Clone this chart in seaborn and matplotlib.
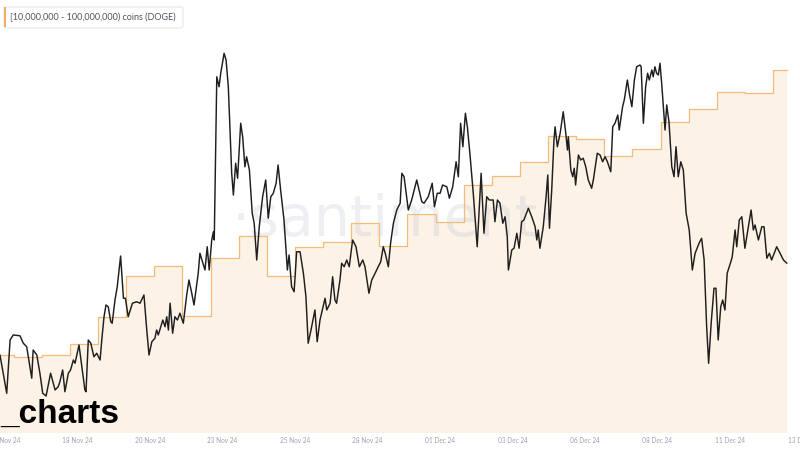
import matplotlib
matplotlib.use("Agg")
import matplotlib.pyplot as plt
import seaborn as sns
import pandas as pd
from matplotlib.patches import Rectangle, FancyBboxPatch

# ---------------- data ----------------
series_label = "[10,000,000 - 100,000,000) coins (DOGE)"
watermark = "\u00b7santiment\u00b7"
brand = "_charts"

tick_labels = ["15 Nov 24", "18 Nov 24", "20 Nov 24", "23 Nov 24", "25 Nov 24", "28 Nov 24",
               "01 Dec 24", "03 Dec 24", "06 Dec 24", "08 Dec 24", "11 Dec 24", "13 Dec 24"]
# tick positions, days since 18 Nov 2024 00:00
tick_days = [-2.31, 0.27, 2.85, 5.42, 8.00, 10.58, 13.16, 15.74, 18.31, 20.89, 23.47, 26.05]

# daily holdings of the 10M-100M DOGE cohort (billion DOGE), 15 Nov .. 13 Dec
holding_days = list(range(-3, 26))
holdings_bn = [22.78, 22.76, 22.78, 22.89, 23.16, 23.57, 23.67, 23.17, 23.75, 23.97,
               23.57, 23.86, 23.91, 24.10, 23.87, 24.19, 24.11, 24.48, 24.57, 24.71,
               24.97, 24.94, 24.77, 24.84, 25.11, 25.24, 25.41, 25.40, 25.63]

# DOGE price (USD), days since 18 Nov 2024 00:00
price_days = [
    -2.49, -2.25, -2.13, -2.02, -1.78, -1.66, -1.54, -1.36, -1.31, -1.18,
    -1.07, -0.97, -0.85, -0.69, -0.53, -0.42, -0.36, -0.26, -0.18, -0.06,
    0.02, 0.12, 0.18, 0.32, 0.39, 0.53, 0.57, 0.65, 0.74, 0.85,
    0.95, 1.07, 1.13, 1.21, 1.28, 1.36, 1.45, 1.50, 1.60, 1.68,
    1.80, 1.90, 1.97, 2.07, 2.22, 2.37, 2.49, 2.63, 2.73, 2.81,
    2.91, 3.02, 3.08, 3.14, 3.30, 3.38, 3.44, 3.50, 3.56, 3.65,
    3.73, 3.82, 3.91, 4.03, 4.15, 4.23, 4.33, 4.41, 4.56, 4.62,
    4.80, 4.88, 4.95, 5.04, 5.10, 5.13, 5.22, 5.30, 5.36, 5.48,
    5.55, 5.63, 5.75, 5.81, 5.89, 5.96, 6.07, 6.14, 6.22, 6.28,
    6.38, 6.48, 6.55, 6.64, 6.73, 6.85, 6.96, 7.05, 7.14, 7.23,
    7.33, 7.40, 7.49, 7.61, 7.73, 7.79, 7.88, 7.97, 8.06, 8.18,
    8.30, 8.39, 8.47, 8.57, 8.71, 8.79, 8.89, 9.07, 9.13, 9.25,
    9.34, 9.42, 9.48, 9.60, 9.66, 9.75, 9.84, 9.93, 10.05, 10.17,
    10.29, 10.41, 10.49, 10.63, 10.73, 10.85, 10.96, 11.05, 11.14, 11.21,
    11.32, 11.40, 11.50, 11.62, 11.74, 11.80, 11.88, 12.03, 12.15, 12.33,
    12.51, 12.59, 12.74, 12.88, 12.96, 13.06, 13.16, 13.25, 13.40, 13.49,
    13.61, 13.73, 13.81, 13.89, 13.97, 14.06, 14.13, 14.22, 14.34, 14.48,
    14.62, 14.72, 14.82, 14.91, 15.05, 15.11, 15.20, 15.29, 15.39, 15.47,
    15.55, 15.59, 15.71, 15.79, 15.89, 15.97, 16.06, 16.14, 16.30, 16.42,
    16.54, 16.60, 16.65, 16.71, 16.83, 16.93, 16.99, 17.05, 17.13, 17.21,
    17.25, 17.33, 17.43, 17.54, 17.63, 17.69, 17.72, 17.81, 17.88, 17.93,
    17.98, 18.08, 18.16, 18.25, 18.34, 18.43, 18.55, 18.61, 18.75, 18.85,
    18.94, 19.03, 19.11, 19.23, 19.30, 19.38, 19.48, 19.53, 19.65, 19.71,
    19.82, 19.89, 19.98, 20.07, 20.15, 20.27, 20.31, 20.39, 20.47, 20.54,
    20.60, 20.69, 20.74, 20.80, 20.86, 20.92, 20.98, 21.04, 21.10, 21.16,
    21.22, 21.30, 21.40, 21.48, 21.55, 21.63, 21.72, 21.81, 21.91, 22.02,
    22.13, 22.23, 22.37, 22.46, 22.55, 22.64, 22.71, 22.80, 22.90, 22.97,
    23.05, 23.14, 23.21, 23.29, 23.37, 23.50, 23.55, 23.65, 23.71, 23.80,
    23.89, 24.00, 24.22, 24.30, 24.36, 24.48, 24.60, 24.68, 24.78, 24.87,
    24.95, 25.13, 25.25, 25.37, 25.49]
price_usd = [
    0.3512, 0.3359, 0.3572, 0.3592, 0.3589, 0.3559, 0.3545, 0.3419, 0.3532, 0.3512,
    0.3439, 0.3359, 0.3348, 0.3439, 0.3372, 0.3385, 0.3405, 0.3452, 0.3365, 0.3439,
    0.3452, 0.3492, 0.3479, 0.3552, 0.3492, 0.3372, 0.3365, 0.3572, 0.3559, 0.3505,
    0.3519, 0.3492, 0.3572, 0.3665, 0.3712, 0.3705, 0.3645, 0.3639, 0.3732, 0.3785,
    0.3908, 0.3739, 0.3739, 0.3665, 0.3719, 0.3725, 0.3719, 0.3752, 0.3612, 0.3512,
    0.3565, 0.3579, 0.3612, 0.3592, 0.3652, 0.3625, 0.3665, 0.3612, 0.3719, 0.3599,
    0.3665, 0.3652, 0.3679, 0.3639, 0.3752, 0.3812, 0.3759, 0.3712, 0.3839, 0.3919,
    0.3852, 0.3945, 0.3852, 0.3972, 0.4005, 0.3972, 0.4625, 0.4585, 0.4639, 0.4719,
    0.4692, 0.4585, 0.4239, 0.4152, 0.4279, 0.4219, 0.4439, 0.4385, 0.4265, 0.4305,
    0.4252, 0.4079, 0.4039, 0.3892, 0.4025, 0.4145, 0.4212, 0.4059, 0.4145, 0.4159,
    0.4199, 0.4272, 0.4172, 0.4052, 0.3852, 0.3912, 0.3785, 0.3765, 0.3925, 0.3925,
    0.3839, 0.3745, 0.3559, 0.3612, 0.3692, 0.3565, 0.3652, 0.3739, 0.3692, 0.3719,
    0.3825, 0.3732, 0.3719, 0.3812, 0.3879, 0.3865, 0.3892, 0.3865, 0.3972, 0.3945,
    0.3865, 0.3892, 0.3865, 0.3759, 0.3812, 0.3839, 0.3865, 0.3885, 0.3945, 0.3919,
    0.3865, 0.3959, 0.4039, 0.4092, 0.4119, 0.4239, 0.4225, 0.4092, 0.4132, 0.4212,
    0.4125, 0.4119, 0.4145, 0.4199, 0.4105, 0.4159, 0.4159, 0.4192, 0.4185, 0.4139,
    0.4185, 0.4285, 0.4225, 0.4439, 0.4345, 0.4479, 0.4425, 0.4319, 0.4159, 0.3945,
    0.4239, 0.3999, 0.4145, 0.4132, 0.4132, 0.4045, 0.4132, 0.4119, 0.4039, 0.4065,
    0.3985, 0.3852, 0.3932, 0.3939, 0.3999, 0.3939, 0.4045, 0.4052, 0.4099, 0.4065,
    0.4025, 0.3972, 0.4012, 0.3939, 0.4025, 0.4145, 0.4232, 0.4019, 0.4172, 0.4372,
    0.4425, 0.4345, 0.4399, 0.4485, 0.4399, 0.4332, 0.4385, 0.4252, 0.4225, 0.4259,
    0.4192, 0.4312, 0.4292, 0.4299, 0.4265, 0.4212, 0.4179, 0.4212, 0.4319, 0.4312,
    0.4285, 0.4305, 0.4285, 0.4245, 0.4425, 0.4439, 0.4472, 0.4412, 0.4505, 0.4532,
    0.4612, 0.4559, 0.4505, 0.4612, 0.4665, 0.4672, 0.4665, 0.4439, 0.4585, 0.4639,
    0.4612, 0.4652, 0.4625, 0.4665, 0.4639, 0.4632, 0.4679, 0.4599, 0.4505, 0.4412,
    0.4512, 0.4445, 0.4265, 0.4225, 0.4345, 0.4225, 0.4285, 0.4252, 0.4079, 0.4012,
    0.3852, 0.3919, 0.3959, 0.3979, 0.3892, 0.3625, 0.3479, 0.3639, 0.3779, 0.3779,
    0.3572, 0.3705, 0.3732, 0.3692, 0.3839, 0.3885, 0.3905, 0.4012, 0.3945, 0.4052,
    0.4065, 0.3939, 0.4092, 0.4012, 0.4032, 0.3972, 0.4025, 0.4025, 0.3899, 0.3919,
    0.3892, 0.3945, 0.3919, 0.3892, 0.3879]

# ---------------- styling ----------------
ORANGE = "#f2bc7b"
FILL = "#fcf2e6"
TICK_GRAY = "#9ea3ab"

sns.set_theme(style="white")
plt.rcParams["font.family"] = ["Lato", "DejaVu Sans"]

fig = plt.figure(figsize=(8, 4.5), dpi=100)
fig.patch.set_facecolor("white")
ax = fig.add_axes([0.0, 0.0378, 1.0155, 0.8844])
ax.set_facecolor("white")
ax2 = ax.twinx()

# holdings: step line with area fill, extended to the last timestamp
hx = holding_days + [price_days[-1]]
hy = holdings_bn + [holdings_bn[-1]]
dfh = pd.DataFrame({"day": hx, "holdings": hy})
ax.fill_between(dfh["day"], dfh["holdings"], 21.0, step="post",
                color=FILL, linewidth=0, zorder=1)
sns.lineplot(data=dfh, x="day", y="holdings", ax=ax, drawstyle="steps-post",
             color=ORANGE, linewidth=0.9, zorder=3)

# price line
dfp = pd.DataFrame({"day": price_days, "price": price_usd})
sns.lineplot(data=dfp, x="day", y="price", ax=ax2, color="#1e1e1e",
             linewidth=1.05, estimator=None, sort=False, zorder=4)

ax.set_xlim(-2.489, 26.4)
ax.set_ylim(22.0, 25.98)
ax2.set_ylim(0.32, 0.4792)

ax.set_xticks(tick_days)
ax.set_xticklabels(tick_labels, fontsize=4.7, color=TICK_GRAY)
ax.tick_params(axis="x", length=0, pad=3)
ax.set_yticks([])
ax2.set_yticks([])
for a in (ax, ax2):
    a.set_xlabel("")
    a.set_ylabel("")
    for s in a.spines.values():
        s.set_visible(False)
    a.grid(False)

# watermark
ax.text(0.485, 0.495, watermark, transform=ax.transAxes, ha="center", va="baseline",
        fontsize=41, color="#b8c0d0", alpha=0.25, family=["DejaVu Sans"],
        fontweight="normal", zorder=2)

# legend chip
fig.add_artist(FancyBboxPatch((4 / 800, 1 - 28 / 450), 179 / 800, 21 / 450,
                              boxstyle="round,pad=0,rounding_size=0.004",
                              transform=fig.transFigure, facecolor="white",
                              edgecolor="#e6e7ea", linewidth=0.8, zorder=5))
fig.add_artist(Rectangle((3.5 / 800, 1 - 27 / 450), 2.5 / 800, 20 / 450,
                         transform=fig.transFigure, facecolor="#f0b060",
                         edgecolor="none", zorder=6))
fig.text(9.5 / 800, 1 - 17.5 / 450, series_label, fontsize=6.5, color="#4f535a",
         ha="left", va="center", zorder=7)

# brand overlay
fig.text(0.0, 27 / 450, brand, fontsize=24, fontweight="bold",
         family=["Liberation Sans", "DejaVu Sans"], color="black",
         ha="left", va="baseline", zorder=8)

fig.savefig("out.png", dpi=100)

+===+

Write out exactly the lines between the start of the data and the line with "24.97, 24.94, 24.77, 24.84, 25.11, 25.24, 25.41, 25.40, 25.63]", including both, but none of the pictures.

Clone this chart in seaborn and matplotlib.
import matplotlib
matplotlib.use("Agg")
import matplotlib.pyplot as plt
import seaborn as sns
import pandas as pd
from matplotlib.patches import Rectangle, FancyBboxPatch

# ---------------- data ----------------
series_label = "[10,000,000 - 100,000,000) coins (DOGE)"
watermark = "\u00b7santiment\u00b7"
brand = "_charts"

tick_labels = ["15 Nov 24", "18 Nov 24", "20 Nov 24", "23 Nov 24", "25 Nov 24", "28 Nov 24",
               "01 Dec 24", "03 Dec 24", "06 Dec 24", "08 Dec 24", "11 Dec 24", "13 Dec 24"]
# tick positions, days since 18 Nov 2024 00:00
tick_days = [-2.31, 0.27, 2.85, 5.42, 8.00, 10.58, 13.16, 15.74, 18.31, 20.89, 23.47, 26.05]

# daily holdings of the 10M-100M DOGE cohort (billion DOGE), 15 Nov .. 13 Dec
holding_days = list(range(-3, 26))
holdings_bn = [22.78, 22.76, 22.78, 22.89, 23.16, 23.57, 23.67, 23.17, 23.75, 23.97,
               23.57, 23.86, 23.91, 24.10, 23.87, 24.19, 24.11, 24.48, 24.57, 24.71,
               24.97, 24.94, 24.77, 24.84, 25.11, 25.24, 25.41, 25.40, 25.63]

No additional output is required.